Monokulturalität ist eine Vorstellung, die innerhalb der Nationenbildung in Europa besonders im 19. Jahrhundert propagiert wurde und heute noch im Diskurs zu einer nationalen „Leitkultur“ eine Rolle spielt. In der politischen Entwicklung des 20. Jahrhunderts sprengten Prozesse der Vertreibung und Umsiedlung ganzer ethnischer Gruppen jedoch jede starre Festlegung auf nur eine Kultur. Daher entstand in den 70er Jahren des vorigen Jahrhunderts der Versuch, die gelebte soziale und sprachliche Realität durch den Begriff der Multikulturalität adäquater zu erfassen. Doch auch dieser Begriff fußte noch - in der Tradition Herders stehend- auf einer Vorstellung der Homogenität, welche Kulturen als separate und oft sich gegensätzlich positionierende Einheiten verstanden sehen wollte. Diese Festlegung mit weit reichenden Folgen bei Maßnahmen zur Infrastruktur in den europäischen Städten führte ebenso wie der vorige Begriff zu Konflikten und wurde den weiteren gesellschaftlicher Veränderungen in Europa vor allem infolge massenhafter Arbeitsmigration und Flüchtlingsbewegung nach 1989 nicht gerecht. So kam es zu einer Ablösung des Modells der Multikulturalität durch das alternative Modell der Transkulturalität. Als integratives, nicht auf Separation bedachtes Kulturmodell versteht dieser Ansatz Kulturen nicht als homogene, geschlossene Gebilde, sondern als offene Einheiten. Die gegenwärtigen europäischen Stadtkulturen und Stadtsprachen sind - so dieser Ansatz - durch ökonomische Verflechtung, Migration und erweiterte Kommunikation miteinander verknüpft und vielfältig vernetzt. Das hat zur Folge, dass sie Konturen der Grenzüberschreitung aufweisen - bis hin zu Formen kultureller Fusion wie Amalgamierung , Inkorporation und Konglomeration. Neuschöpfungen kultureller Entitäten, die sich in keiner der Ausgangskulturen finden, wie auf der anderen Seite des Spektrums Abwehr und Rückzug auf traditionelle Merkmale, können somit im Modell der Transkulturalität ihre Erklärung finden und damit in kultur- und sprachplanerische Aktivitäten einmünden.

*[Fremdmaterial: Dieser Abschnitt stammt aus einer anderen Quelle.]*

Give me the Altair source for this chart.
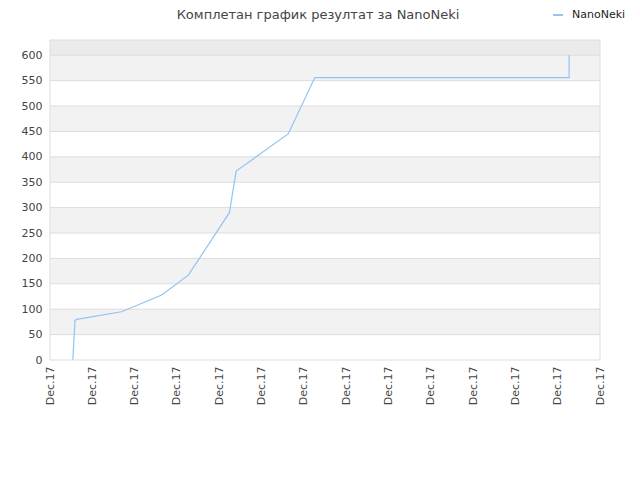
import altair as alt
import pandas as pd

# data
x_pos = [0.54, 0.55, 0.59, 0.63, 1.69, 2.64, 3.27, 4.24, 4.40, 5.63, 6.26, 12.27, 12.27]
scores = [0, 16, 78, 80, 95, 128, 167, 290, 372, 445, 556, 556, 600]
tick_vals = list(range(14))
tick_label = "Dec.17"
y_ticks = list(range(0, 601, 50))
series = "NanoNeki"
title = "Комплетан график резултат за NanoNeki"

FONT = "DejaVu Sans"
LINE = "#92c3f3"
W, H = 550, 320
YMAX = 630

df = pd.DataFrame({"x": x_pos, "y": scores, "o": list(range(len(x_pos)))})
bands = pd.DataFrame({
    "y0": [v for v in y_ticks[1::2]] + [600],
    "y1": [v + 50 for v in y_ticks[1::2]] + [YMAX],
    "c": ["#f2f2f2"] * len(y_ticks[1::2]) + ["#ebebeb"],
})
grid = pd.DataFrame({"g": y_ticks[1:]})

xs = alt.Scale(domain=[0, 13], nice=False, zero=False)
ys = alt.Scale(domain=[0, YMAX], nice=False)

yaxis = alt.Axis(
    values=y_ticks, title=None, ticks=False, domain=False, grid=False,
    labelFont=FONT, labelFontSize=11, labelColor="#444", labelPadding=8)

band_layer = alt.Chart(bands).mark_rect().encode(
    x=alt.value(0), x2=alt.value(W),
    y=alt.Y("y0:Q", scale=ys, axis=yaxis),
    y2="y1:Q",
    color=alt.Color("c:N", scale=None),
)

grid_layer = alt.Chart(grid).mark_rule(color="#dddddd", strokeWidth=1).encode(
    x=alt.value(0), x2=alt.value(W),
    y=alt.Y("g:Q", scale=ys, axis=yaxis),
)

line = alt.Chart(df).mark_line(color=LINE, strokeWidth=1.2).encode(
    x=alt.X("x:Q", scale=xs, axis=alt.Axis(
        values=tick_vals, labelExpr=f"'{tick_label}'", title=None,
        labelAngle=270, labelAlign="right", labelBaseline="middle",
        labelFont=FONT, labelFontSize=11, labelColor="#444", labelPadding=6,
        ticks=False, domain=False, grid=False, labelOverlap=False, labelFlush=False)),
    y=alt.Y("y:Q", scale=ys, axis=yaxis),
    order="o:Q",
)

border = alt.Chart(pd.DataFrame({"a": [0]})).mark_rect(
    fill=None, stroke="#dddddd", strokeWidth=1
).encode(x=alt.value(0), x2=alt.value(W), y=alt.value(0), y2=alt.value(H))

title_layer = alt.Chart(pd.DataFrame({"t": [title]})).mark_text(
    font=FONT, fontSize=13, color="#444", align="center", baseline="middle"
).encode(x=alt.value(268), y=alt.value(-25), text="t:N")

legend_line = alt.Chart(pd.DataFrame({"a": [0]})).mark_rule(
    color=LINE, strokeWidth=2
).encode(x=alt.value(503), x2=alt.value(513), y=alt.value(-25))

legend_text = alt.Chart(pd.DataFrame({"t": [series]})).mark_text(
    font=FONT, fontSize=11, color="#222", align="left", baseline="middle"
).encode(x=alt.value(522), y=alt.value(-25), text="t:N")

chart = alt.layer(
    band_layer, grid_layer, line, border, title_layer, legend_line, legend_text
).properties(
    width=W, height=H,
    autosize=alt.AutoSizeParams(type="none"),
    padding={"left": 42, "top": 32, "right": 32, "bottom": 112},
    background="white",
).configure_view(stroke=None)

chart.save("out.html", embed_options={"renderer": "svg", "actions": False})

In dem Beitrag wird auf Beispiele aus vergangenen (Weimar 1999, Graz 2003, Cork 2005) und zukünftigen ( Liverpool 2008, Pecs/ Essen/ Istanbul 2010) Kulturhauptstädten Europas auf der Grundlage von Interviews mit den Kulturbeauftragten der Planungskomitees eingegangen.
Literatur:
Hudabiunigg, Ingrid: Europäische Kulturhauptstädte. In: Peter Jurczek und Matthias Niedobitek (Hrsg.): Europäische Forschungsperspektiven-Elemente einer Europawissenschaft. Berlin: Dunckler & Humblot ( im Erscheinen).